• _WHAT THE EXERCISE ASKS_
Which lines contain the string "this"? Please list every one of them.

• _Data extracted from a collection_

────

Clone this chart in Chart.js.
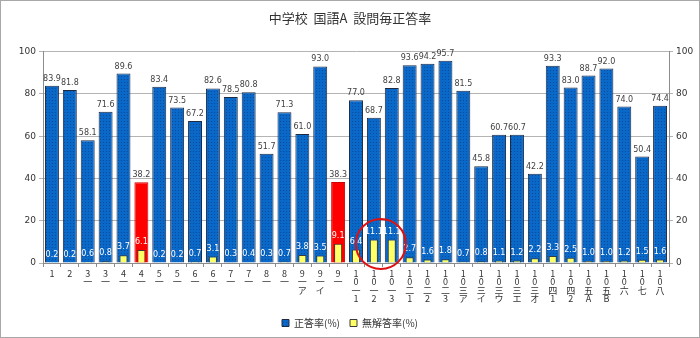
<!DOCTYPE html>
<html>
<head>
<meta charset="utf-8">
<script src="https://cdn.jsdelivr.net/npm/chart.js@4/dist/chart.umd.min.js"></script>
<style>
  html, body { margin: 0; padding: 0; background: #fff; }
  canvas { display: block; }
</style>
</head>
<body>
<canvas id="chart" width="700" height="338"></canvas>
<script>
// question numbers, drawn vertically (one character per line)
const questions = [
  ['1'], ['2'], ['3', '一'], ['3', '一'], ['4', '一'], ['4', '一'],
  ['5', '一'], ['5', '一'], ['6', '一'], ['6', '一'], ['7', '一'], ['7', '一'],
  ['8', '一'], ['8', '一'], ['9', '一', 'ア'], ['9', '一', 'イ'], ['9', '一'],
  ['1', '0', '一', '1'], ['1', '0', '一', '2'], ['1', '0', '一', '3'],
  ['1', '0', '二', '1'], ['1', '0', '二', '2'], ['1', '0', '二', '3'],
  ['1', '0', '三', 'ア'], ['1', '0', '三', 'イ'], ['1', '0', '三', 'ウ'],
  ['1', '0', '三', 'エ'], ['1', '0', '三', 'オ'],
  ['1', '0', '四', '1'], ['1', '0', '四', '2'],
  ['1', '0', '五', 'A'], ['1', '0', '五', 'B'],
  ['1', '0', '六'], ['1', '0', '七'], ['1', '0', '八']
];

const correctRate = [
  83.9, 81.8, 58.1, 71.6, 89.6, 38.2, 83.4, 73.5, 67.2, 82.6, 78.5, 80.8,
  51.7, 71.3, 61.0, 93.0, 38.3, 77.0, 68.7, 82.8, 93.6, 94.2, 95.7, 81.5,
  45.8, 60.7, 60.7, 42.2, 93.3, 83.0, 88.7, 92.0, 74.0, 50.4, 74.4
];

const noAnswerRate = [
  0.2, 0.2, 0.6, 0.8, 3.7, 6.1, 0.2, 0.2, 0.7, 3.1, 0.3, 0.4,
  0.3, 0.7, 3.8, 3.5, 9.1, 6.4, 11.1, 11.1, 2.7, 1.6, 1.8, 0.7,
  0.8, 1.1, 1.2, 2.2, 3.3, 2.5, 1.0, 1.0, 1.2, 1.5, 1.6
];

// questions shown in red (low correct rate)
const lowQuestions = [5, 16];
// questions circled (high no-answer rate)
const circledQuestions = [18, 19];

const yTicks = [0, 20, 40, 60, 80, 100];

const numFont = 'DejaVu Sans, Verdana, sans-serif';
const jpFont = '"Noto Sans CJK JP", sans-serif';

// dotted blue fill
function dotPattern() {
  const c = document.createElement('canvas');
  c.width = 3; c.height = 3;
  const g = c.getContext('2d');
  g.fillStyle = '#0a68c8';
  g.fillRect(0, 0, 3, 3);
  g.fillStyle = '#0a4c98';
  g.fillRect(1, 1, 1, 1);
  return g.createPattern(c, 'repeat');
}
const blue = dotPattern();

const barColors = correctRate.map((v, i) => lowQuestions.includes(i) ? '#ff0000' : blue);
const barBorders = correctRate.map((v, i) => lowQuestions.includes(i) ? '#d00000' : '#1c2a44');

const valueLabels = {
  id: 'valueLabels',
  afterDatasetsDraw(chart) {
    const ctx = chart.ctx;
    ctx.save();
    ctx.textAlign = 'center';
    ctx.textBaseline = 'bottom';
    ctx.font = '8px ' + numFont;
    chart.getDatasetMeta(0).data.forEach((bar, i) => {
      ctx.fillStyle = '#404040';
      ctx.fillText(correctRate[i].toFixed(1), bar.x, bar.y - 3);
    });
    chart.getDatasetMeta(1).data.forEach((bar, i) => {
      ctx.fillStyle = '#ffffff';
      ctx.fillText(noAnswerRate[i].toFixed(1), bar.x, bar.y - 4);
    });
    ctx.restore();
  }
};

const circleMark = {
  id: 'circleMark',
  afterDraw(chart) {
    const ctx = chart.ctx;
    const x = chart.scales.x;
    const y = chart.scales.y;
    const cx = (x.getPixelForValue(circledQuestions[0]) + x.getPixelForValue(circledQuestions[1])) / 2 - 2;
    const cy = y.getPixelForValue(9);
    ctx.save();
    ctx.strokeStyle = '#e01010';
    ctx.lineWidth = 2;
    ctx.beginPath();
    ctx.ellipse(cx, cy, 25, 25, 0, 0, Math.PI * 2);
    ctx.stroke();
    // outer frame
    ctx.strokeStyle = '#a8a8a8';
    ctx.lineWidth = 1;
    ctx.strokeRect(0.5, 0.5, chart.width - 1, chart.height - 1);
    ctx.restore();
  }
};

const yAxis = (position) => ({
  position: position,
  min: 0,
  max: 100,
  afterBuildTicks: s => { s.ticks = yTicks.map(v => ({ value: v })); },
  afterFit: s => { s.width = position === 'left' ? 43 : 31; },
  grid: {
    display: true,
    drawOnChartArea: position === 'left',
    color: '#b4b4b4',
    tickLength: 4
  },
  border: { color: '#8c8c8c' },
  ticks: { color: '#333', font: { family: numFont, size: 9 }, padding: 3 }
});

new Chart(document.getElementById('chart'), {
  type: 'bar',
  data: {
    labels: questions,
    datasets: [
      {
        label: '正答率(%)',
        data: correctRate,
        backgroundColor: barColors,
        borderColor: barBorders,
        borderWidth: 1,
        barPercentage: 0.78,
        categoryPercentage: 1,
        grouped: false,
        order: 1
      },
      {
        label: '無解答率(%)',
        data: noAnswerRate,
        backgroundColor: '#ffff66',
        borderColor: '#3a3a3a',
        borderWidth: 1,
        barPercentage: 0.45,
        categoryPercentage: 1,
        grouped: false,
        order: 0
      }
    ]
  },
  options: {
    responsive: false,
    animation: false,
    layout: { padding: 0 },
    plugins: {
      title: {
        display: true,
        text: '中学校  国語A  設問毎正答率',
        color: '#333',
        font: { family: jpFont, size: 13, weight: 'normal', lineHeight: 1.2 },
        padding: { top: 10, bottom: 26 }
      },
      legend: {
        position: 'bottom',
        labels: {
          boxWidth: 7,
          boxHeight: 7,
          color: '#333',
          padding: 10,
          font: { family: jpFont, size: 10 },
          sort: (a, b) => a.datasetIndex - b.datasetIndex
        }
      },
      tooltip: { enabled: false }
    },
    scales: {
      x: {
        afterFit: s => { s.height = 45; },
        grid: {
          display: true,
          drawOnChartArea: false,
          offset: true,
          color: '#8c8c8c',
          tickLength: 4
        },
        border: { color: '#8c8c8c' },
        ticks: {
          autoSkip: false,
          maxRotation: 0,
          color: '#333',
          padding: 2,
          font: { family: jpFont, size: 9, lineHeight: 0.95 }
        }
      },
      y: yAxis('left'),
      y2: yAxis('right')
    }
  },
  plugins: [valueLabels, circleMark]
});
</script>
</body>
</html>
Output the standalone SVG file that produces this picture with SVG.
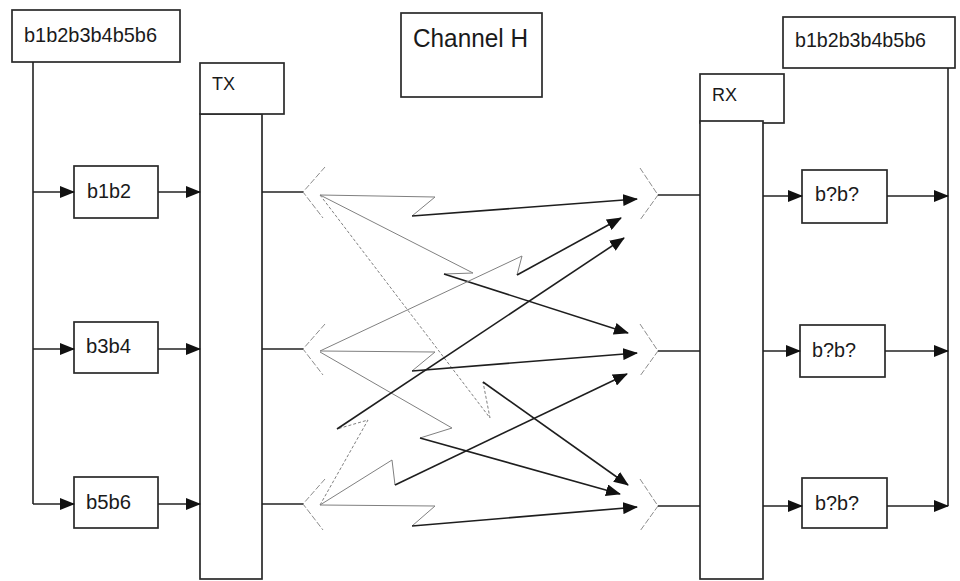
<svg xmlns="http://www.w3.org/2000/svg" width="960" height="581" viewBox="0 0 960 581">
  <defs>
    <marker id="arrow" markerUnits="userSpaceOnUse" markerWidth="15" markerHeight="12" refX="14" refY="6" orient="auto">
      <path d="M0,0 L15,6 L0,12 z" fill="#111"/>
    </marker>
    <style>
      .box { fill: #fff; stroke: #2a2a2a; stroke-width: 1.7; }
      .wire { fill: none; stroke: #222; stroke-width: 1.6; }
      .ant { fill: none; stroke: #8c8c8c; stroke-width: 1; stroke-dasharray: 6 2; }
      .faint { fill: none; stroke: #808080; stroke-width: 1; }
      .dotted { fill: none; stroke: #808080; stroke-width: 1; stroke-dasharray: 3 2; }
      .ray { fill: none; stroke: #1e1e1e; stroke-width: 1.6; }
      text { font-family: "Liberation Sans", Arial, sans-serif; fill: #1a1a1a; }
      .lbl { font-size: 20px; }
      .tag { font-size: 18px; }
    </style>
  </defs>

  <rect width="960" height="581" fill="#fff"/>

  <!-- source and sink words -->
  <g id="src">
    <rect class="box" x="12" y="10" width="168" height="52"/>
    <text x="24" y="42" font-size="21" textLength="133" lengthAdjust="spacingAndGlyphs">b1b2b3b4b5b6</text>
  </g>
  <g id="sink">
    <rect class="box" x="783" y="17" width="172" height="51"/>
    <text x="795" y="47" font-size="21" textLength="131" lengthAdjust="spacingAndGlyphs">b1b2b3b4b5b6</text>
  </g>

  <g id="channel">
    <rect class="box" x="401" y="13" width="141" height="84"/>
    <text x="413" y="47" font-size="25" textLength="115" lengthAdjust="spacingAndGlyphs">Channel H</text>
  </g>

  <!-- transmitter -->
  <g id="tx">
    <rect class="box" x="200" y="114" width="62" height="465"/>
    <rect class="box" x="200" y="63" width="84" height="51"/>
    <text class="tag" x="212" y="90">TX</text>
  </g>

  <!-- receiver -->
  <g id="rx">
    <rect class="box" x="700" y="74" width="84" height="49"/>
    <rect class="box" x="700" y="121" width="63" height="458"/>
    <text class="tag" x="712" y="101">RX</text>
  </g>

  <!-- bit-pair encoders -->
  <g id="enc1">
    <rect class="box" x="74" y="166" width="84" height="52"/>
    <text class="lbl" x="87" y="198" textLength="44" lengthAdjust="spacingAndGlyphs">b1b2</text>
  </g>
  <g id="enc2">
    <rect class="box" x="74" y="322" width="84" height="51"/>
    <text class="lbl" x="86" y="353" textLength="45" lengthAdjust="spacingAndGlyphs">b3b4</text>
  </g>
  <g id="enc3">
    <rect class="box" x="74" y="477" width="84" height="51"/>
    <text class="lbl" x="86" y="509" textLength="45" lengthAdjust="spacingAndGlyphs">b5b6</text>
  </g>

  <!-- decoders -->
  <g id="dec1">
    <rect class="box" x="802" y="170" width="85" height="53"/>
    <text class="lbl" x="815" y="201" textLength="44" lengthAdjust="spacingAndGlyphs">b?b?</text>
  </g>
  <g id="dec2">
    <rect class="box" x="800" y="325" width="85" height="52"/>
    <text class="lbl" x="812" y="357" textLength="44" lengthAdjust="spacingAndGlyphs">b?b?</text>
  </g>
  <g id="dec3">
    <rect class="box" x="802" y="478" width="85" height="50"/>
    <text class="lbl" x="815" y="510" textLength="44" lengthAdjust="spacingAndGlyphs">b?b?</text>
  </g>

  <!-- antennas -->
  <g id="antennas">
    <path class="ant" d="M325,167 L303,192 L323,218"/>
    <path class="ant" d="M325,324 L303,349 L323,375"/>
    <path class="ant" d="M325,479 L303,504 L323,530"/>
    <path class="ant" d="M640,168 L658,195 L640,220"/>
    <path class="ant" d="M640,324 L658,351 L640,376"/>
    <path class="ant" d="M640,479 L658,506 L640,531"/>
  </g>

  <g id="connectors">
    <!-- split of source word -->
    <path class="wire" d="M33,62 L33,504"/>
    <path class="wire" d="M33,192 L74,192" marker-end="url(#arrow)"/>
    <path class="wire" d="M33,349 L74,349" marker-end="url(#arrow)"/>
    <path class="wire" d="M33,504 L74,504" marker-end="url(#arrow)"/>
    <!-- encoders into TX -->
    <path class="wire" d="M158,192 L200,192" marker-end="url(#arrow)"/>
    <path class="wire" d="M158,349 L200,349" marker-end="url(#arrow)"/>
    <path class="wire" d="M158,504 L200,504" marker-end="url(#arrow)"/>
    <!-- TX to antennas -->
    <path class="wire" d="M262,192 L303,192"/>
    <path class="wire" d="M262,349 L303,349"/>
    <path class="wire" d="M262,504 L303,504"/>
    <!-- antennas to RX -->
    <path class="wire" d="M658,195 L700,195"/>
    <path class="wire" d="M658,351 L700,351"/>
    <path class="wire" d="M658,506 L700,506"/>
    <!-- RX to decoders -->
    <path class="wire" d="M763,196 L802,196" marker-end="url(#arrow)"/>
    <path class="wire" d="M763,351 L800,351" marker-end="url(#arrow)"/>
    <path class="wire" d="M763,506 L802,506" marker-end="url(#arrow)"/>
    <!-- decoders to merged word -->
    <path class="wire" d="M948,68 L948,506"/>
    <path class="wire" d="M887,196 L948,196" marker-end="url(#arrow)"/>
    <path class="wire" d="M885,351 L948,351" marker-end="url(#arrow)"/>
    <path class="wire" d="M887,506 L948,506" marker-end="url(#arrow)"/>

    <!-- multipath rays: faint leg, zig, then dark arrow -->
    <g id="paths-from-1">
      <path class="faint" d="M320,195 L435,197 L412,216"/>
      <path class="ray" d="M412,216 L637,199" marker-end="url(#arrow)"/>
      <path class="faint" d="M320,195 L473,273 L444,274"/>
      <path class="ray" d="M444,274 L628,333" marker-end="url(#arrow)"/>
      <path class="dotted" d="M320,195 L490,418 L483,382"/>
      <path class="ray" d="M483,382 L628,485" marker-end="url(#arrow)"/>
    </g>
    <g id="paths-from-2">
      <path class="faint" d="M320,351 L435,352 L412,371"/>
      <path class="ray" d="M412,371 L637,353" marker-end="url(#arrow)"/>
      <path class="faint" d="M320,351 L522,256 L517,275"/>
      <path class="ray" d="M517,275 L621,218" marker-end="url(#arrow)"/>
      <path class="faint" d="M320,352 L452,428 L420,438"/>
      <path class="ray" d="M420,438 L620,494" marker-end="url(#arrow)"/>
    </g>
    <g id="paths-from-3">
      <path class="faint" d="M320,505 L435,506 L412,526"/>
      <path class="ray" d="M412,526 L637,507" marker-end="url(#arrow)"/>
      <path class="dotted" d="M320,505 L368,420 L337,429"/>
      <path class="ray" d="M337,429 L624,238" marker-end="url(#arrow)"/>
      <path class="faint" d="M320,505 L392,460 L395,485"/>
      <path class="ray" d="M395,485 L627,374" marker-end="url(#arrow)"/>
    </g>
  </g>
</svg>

────

• _EXPECTED ANSWER_
Clone this chart in Chart.js.
Output the standalone SVG file that produces this picture with SVG.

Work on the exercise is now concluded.